As the Biden administration continues to pursue a revival of the controversial Joint Comprehensive Plan of Action (JCPOA) with Iran, also known as the Iran nuclear deal, a group of 49 Republican Senators have sent a letter to President Biden warning that they would not support the deal because it “will weaken sanctions and lessen restrictions on Iran’s nuclear program.”
“According to press reports, the Biden Administration may soon conclude an agreement with Iran to provide substantial sanctions relief in exchange for merely short-term limitations on Iran’s nuclear program,” the Senators wrote.
“By every indication, the Biden Administration appears to have given away the store. The administration appears to have agreed to lift sanctions that were not even placed on Iran for its nuclear activities in the first place, but instead because of its ongoing support for terrorism and its gross abuses of human rights. The nuclear limitations in this new deal appear to be significantly less restrictive than the 2015 nuclear deal, which was itself too weak, and will sharply undermine U.S. leverage to secure an actually ‘longer and stronger’ deal. What is more, the deal appears likely to deepen Iran’s financial and security relationship with Moscow and Beijing, including through arms sales.”
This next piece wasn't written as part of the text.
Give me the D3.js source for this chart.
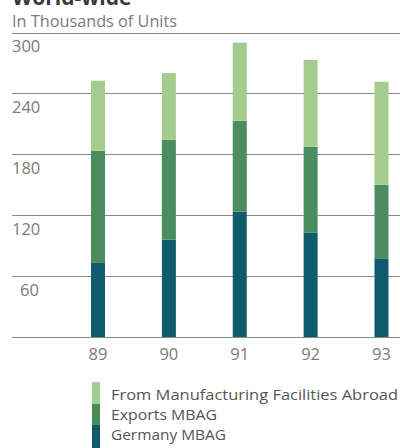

The Senators then noted that the Biden administration has so far “refused to commit to submit a new Iran deal to the Senate for ratification as a treaty,” which is a “constitutional obligation” and was a statutory requirement put in place with bipartisan support after the JCPOA was passed in 2015.
“Republicans have made it clear: We would be willing and eager to support an Iran policy that completely blocks Iran’s path to a nuclear weapons capability, constrains Iran’s ballistic missile program, and confronts Iran’s support for terrorism. But if the administration agrees to a deal that fails to achieve these objectives or makes achieving them more difficult, Republicans will do everything in our power to reverse it. Unless Iran ceases its support for terrorism, we will oppose removing and seek to reimpose any terrorism-related sanctions. And we will force the Senate to vote on any administration effort to do so,” the letter concluded. “We strongly urge the administration, our Democrat colleagues, and the international community to learn the lessons of the very recent past. A major agreement that does not have strong bipartisan support in Congress will not survive.”
After the JCPOA was passed in 2015, multiple reports found that Iran had repeatedly violated the terms of the deal and continued to work to acquire nuclear weapons. Meanwhile, Iran used the funds acquired through the deal – estimated to be between $100 to $150 billion – to finance terrorist organizations in the Middle East.
Additionally, U.S. officials recently warned that Iran would still be capable of developing a nuclear weapon in far less than a year under a restored nuclear deal, according to The Wall Street Journal.
“Administration officials concluded late last year that Iran’s nuclear program had advanced too far to re-create the roughly 12-month so-called breakout period of the 2015 pact,” The Wall Street Journal reported. “Despite the change, the U.S. is pushing ahead with talks. A revised deal needs to be reached soon, the officials said, to leave the U.S. and its allies with enough time to respond to an Iranian nuclear buildup.”